Southeast Asian Cantonese – why Hongkongers should not ridicule it
The Cantonese spoken by Malaysians and Singaporeans contain many ‘funny’ loanwords such as baai and somaa but the Cantonese spoken by Hongkongers is not free of foreign words either. The word used for strawberry is a prime example
Many Cantonese speakers from Malaysia and Singapore have to endure teasing by native Hongkongers for the “funny” way they speak.
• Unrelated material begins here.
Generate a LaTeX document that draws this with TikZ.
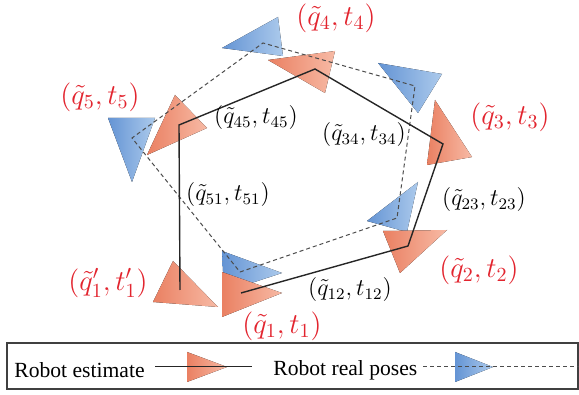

Besides the dated vocabulary, Hongkongers are quick to ridicule the many non-Cantonese loanwords in Southeast Asian Cantonese, such as baai for “number of times”, borrowed from Hokkien; somaa for “all”, borrowed from the Malay semua; baanlaai for “clever”, from the Malay pandai; and so on.
It isn’t as if the Cantonese spoken in Hong Kong doesn’t contain loanwords – see dor bare lei (“strawberry”) is an example of Hongkongers using a foreign word when a native term (tsoh mui) for the object exists – but there aren’t many of them.
The higher incidence of loanwords found in all languages (not just Cantonese) in Malaysia and Singapore is a corollary of the multi-ethnic demographic make-up of the Malay Peninsula, especially in the past 200 years, where people speaking different tongues live cheek by jowl. The situation is different in Chinese- and Cantonese-dominant Hong Kong.
Sporadic periods of non-Han Chinese invasion and occupation in northern China, and foreign rule of the entire country during the Yuan (1271-1368) and Qing (1644-1912) dynasties, have bequeathed the Chinese language with many loanwords. And Buddhism, which entered China from India in the first century AD, introduced not only foreign words but a new way of looking at this world and the next.